Oatmeal Peanut Butter Chocolate Chip Cookies
August 16, 2012 2 Comments
One word: YUM. Yep, Mr. Bunches and I decided to make cookies the other night. Why? Well, it’s part of our no-TV week. That’s right folks–we’ve sworn off TV this week and instead of just taking care of Mini Bunches, we decided to try doing some other stuff. And making cookies was one such “other stuff” type thing. Did that make sense? Anyways, here’s the recipe. I decided to just alter my mom’s oatmeal chocolate chip cookie recipe by adding peanut butter. It was sort of an experiment, which I’ve never really done with baking, but it turned out well, so here you go:
Mrs. Bunches’ Oatmeal Peanut Butter Chocolate Chip Cookies
- 1 cup butter
- 1/2 cup peanut butter (I used creamy, but you could substitute chunky if you prefer)

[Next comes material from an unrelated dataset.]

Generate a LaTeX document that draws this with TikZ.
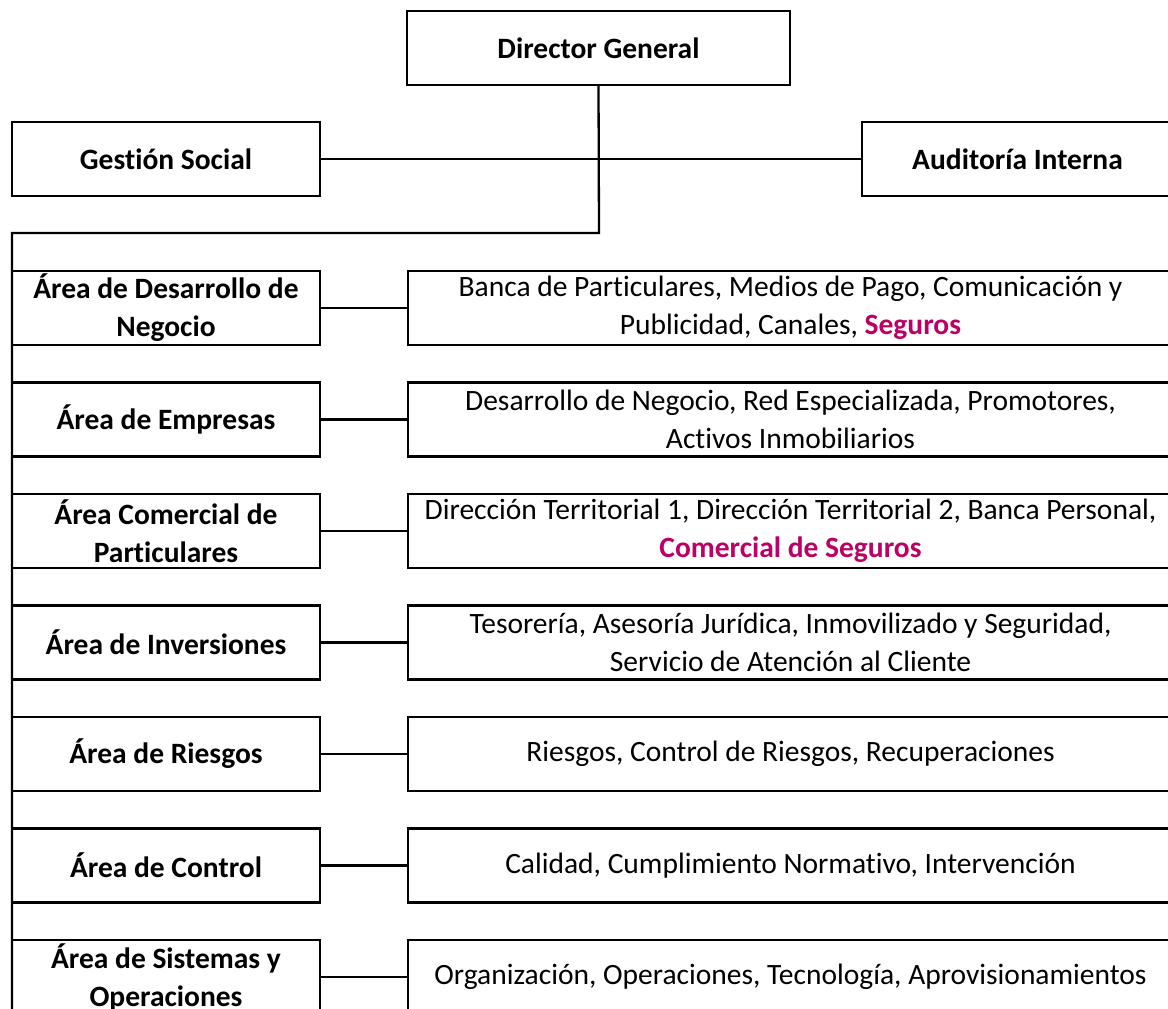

- 1 3/4 cups packed brown sugar
- 3 large eggs
- 3/4 tsp vanilla
- 2 cups flour
- 1 1/2 tsp baking soda
- 3/4 tsp salt
- 3/4 tsp cinnamon
- 1/4 cup wheat germ
- 4 1/2 cups oats (uncooked)
- 1 1/2 cups semi-sweet chocolate chips
- 1/2 cup chopped peanuts (optional)
1. Beat together butter, peanut butter, and sugar until light and fluffy.
2. Blend in eggs and vanilla.
3. Combine flour, soda, salt, cinnamon, and wheat germ. Add combination to wet ingredients and mix well.
4. Stir in oats, chocolate chips, and peanuts.
5. Drop by rounded teaspoonfuls onto greased cookie sheet.
6. Bake in preheated 350 degree oven for 10-12 minutes, until lightly golden.
Makes about 7-8 dozen cookies.
I always make these in my KitchenAid mixer, and use an ice cream scoop to make even-sized cookies.
Here they are all ready to be baked.
And then after baking . . .
They don’t spread out that much, but rather maintain their shape fairly well. I usually transfer them to a cookie rack to cool . . .
They generally don’t last that long on the cookie rack . . . I mean, just look how good that looks:
Mmmm . . .
They go perfectly with a nice glass of milk (and yes, I know that’s a stemless wine glass, but in my current state of nursing-every-two-hours, they’re milk glasses ).
My one last tip is this: this dough actually freezes really well. So instead of baking 8 dozen cookies and then embarking on an all-cookie diet for the next few days (you think I’m kidding, but I’m not–I’ve done it before and yes, it’s disgusting. And right now, with my post-baby bulges, it’s pretty much the last thing I need), you can freeze the dough and then bake only a few cookies at a time as you please. Just scoop the dough onto a parchment paper-lined cookie sheet and then put it in the freezer for ~1-2 hours.
You don’t need to make sure that the cookies have room to spread out in the oven since you’re not baking them at this point. So load up the cookie sheet accordingly . . .
Once they’re frozen, just put them all in a ziploc freezer bag, write the baking instructions on it, and voila! Homemade cookie dough ready as you need it. You may need to add an additional minute or two to the baking time since they’re frozen, but just keep an eye on them in the oven and you should be fine.
And since some of you (ahem, Auntie E, ahem) are hooked on pictures of Mini B, here are a couple to tide you over. Looks like someone isn’t quite on board with the no-TV week . . .
But at least she’s getting the hang of posing for mom’s never-ending photo shoots . . . of course, I still haven’t managed to catch a smile on camera, but that’s my next challenge.
Hope this finds you all enjoying your summer, and maybe some cookies?